2L redirects career into estate law
For 2L Erica Cook, law school was a way to rediscover excitement in her career.
She was rising through the ranks at Booz Allen Hamilton, contracting to the Defense Advanced Research Projects Agency, a branch of the Department of Defense located just outside of Washington, D.C.
It was her second professional job, and although she enjoyed the experience, she was looking for more.
“I started thinking about what I wanted to do and where I wanted to go. I could have stayed at DARPA, and that would have been fine. I worked with a fantastic group of people,” she said. “But when I was looking at growth potential within the organization, I wasn’t really excited necessarily. So I wanted to get back to doing something that I could get excited about.”
Most of the jobs that piqued her interest had one thing in common: They required or preferred a law degree.
So Cook, a Perrysburg, Ohio, native, made the decision to move back to her home state and attend The Ohio State University Moritz College of Law.
“I knew I wanted to come back to Ohio, and Moritz is the top school in the state. I figured: Why would I look anywhere else?” she said.
Though her background was more in investigation and defense, Cook wanted to keep an open mind during her first year of law school.
In the spring, she took a particular liking to Professor Amy J. Cohen’s Property Law class, and it sparked an interest that she’s still pursuing today. Cook wants to practice estate law, which includes handling people’s wills and trusts.
“I like the human aspect that’s different than a lot of business-type of law where you’re actually sitting across from someone who is trusting you with their life essentially,” she said. “Here’s what they’ve built, and here’s how they want to distribute it to their heirs or to charity or in whatever manner. You’re essentially helping them to make sure that happens.”
Cook works at Emens & Wolper, a law firm where she has the opportunity to work with and learn from professionals practicing estate planning on a daily basis. In the summer, she’ll work in downtown Columbus for the law firm Taft Stettinius & Hollister, where she will have the opportunity to further her expertise.
Before attending Moritz, Cook had been out of school for six years. She earned her undergraduate degree from Ohio University in 2004 in criminology and psychology and got her master’s of justice law and society with a focus in public policy from American University in 2006.
While finishing her master’s, she started conducting background investigations for the federal government, investigating potential employees for the Pentagon, the State Department, and a variety of other agencies.
She left that job in 2008 to start working for DARPA, whose mission she described as “to think of what the military will need in 20 years and figure out how we can do that now.” Cook’s role was to coordinate project contracts and financial documents.

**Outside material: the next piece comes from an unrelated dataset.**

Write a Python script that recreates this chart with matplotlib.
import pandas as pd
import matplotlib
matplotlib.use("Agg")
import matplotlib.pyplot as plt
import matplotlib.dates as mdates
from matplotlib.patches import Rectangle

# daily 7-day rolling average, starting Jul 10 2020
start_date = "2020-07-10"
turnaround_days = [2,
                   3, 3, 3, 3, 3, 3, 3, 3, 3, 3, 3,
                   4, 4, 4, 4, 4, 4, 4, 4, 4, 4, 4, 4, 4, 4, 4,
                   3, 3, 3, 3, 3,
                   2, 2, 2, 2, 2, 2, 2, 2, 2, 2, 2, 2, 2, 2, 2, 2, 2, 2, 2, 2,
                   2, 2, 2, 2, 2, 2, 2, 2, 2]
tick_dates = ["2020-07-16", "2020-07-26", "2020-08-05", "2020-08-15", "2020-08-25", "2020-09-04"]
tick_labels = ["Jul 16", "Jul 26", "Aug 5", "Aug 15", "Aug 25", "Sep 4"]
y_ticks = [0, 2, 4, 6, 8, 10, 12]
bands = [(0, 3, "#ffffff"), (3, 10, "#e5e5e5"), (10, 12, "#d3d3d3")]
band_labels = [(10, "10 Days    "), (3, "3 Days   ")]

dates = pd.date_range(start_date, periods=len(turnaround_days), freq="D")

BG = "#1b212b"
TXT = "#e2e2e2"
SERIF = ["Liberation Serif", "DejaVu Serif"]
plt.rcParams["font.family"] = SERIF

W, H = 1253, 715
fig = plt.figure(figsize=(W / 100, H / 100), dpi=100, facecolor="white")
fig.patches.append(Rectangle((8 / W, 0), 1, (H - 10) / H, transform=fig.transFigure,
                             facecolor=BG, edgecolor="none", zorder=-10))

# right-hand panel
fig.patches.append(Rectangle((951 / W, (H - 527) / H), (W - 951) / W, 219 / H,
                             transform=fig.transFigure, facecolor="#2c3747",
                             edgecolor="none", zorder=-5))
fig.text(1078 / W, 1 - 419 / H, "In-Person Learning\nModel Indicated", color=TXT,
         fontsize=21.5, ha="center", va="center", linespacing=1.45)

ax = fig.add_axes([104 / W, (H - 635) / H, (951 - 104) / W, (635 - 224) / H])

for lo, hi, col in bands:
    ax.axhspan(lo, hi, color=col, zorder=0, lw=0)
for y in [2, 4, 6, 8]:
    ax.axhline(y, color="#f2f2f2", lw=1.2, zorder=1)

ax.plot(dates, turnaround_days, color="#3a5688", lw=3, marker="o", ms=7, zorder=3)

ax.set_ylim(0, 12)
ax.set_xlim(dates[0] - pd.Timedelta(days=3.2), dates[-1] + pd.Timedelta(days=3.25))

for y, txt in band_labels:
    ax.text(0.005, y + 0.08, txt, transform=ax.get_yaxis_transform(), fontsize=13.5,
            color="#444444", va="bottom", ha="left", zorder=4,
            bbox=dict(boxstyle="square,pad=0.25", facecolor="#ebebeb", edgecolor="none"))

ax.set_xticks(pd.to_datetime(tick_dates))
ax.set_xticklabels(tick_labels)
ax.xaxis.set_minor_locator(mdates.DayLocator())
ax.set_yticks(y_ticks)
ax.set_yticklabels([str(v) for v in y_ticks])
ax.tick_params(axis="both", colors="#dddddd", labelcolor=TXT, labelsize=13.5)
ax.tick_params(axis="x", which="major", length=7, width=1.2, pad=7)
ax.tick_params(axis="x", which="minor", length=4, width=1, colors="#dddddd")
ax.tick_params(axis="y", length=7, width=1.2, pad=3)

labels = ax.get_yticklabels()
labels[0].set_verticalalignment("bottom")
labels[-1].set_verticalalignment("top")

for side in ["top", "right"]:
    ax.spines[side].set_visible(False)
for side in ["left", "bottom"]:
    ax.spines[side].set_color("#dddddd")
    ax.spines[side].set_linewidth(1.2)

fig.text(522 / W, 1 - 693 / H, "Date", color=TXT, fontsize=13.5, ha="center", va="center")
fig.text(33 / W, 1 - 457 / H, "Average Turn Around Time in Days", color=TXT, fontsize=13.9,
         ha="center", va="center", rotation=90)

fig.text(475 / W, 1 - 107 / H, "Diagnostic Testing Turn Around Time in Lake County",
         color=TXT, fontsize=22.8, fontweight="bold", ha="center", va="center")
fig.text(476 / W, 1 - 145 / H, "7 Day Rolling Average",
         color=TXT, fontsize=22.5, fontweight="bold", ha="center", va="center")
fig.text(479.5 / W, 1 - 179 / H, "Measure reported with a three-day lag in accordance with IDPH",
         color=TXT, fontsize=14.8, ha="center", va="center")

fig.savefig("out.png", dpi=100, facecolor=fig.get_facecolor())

It’s not directly related to estate law, but Cook feels her years of professional experience give her a better perspective for her future career and an advantage in the job market.
“I think something I have going for me is I do have six years of full-time work experience,” she said. “I feel incredibly fortunate for the opportunities that I’ve had and the mentors – both at Booz Allen and at Moritz – who have helped me to this point. I can’t overstate just how much I owe to their guidance.”
Moritz has helped Cook further that experience and explore her specific interests.
“I think Moritz puts you in a good position to actively do what you want to do,” she said. “There’s a lot of support, a lot of opportunities, and a lot of networks. You have to take the initiative to do it, but there are people who can help make it happen.”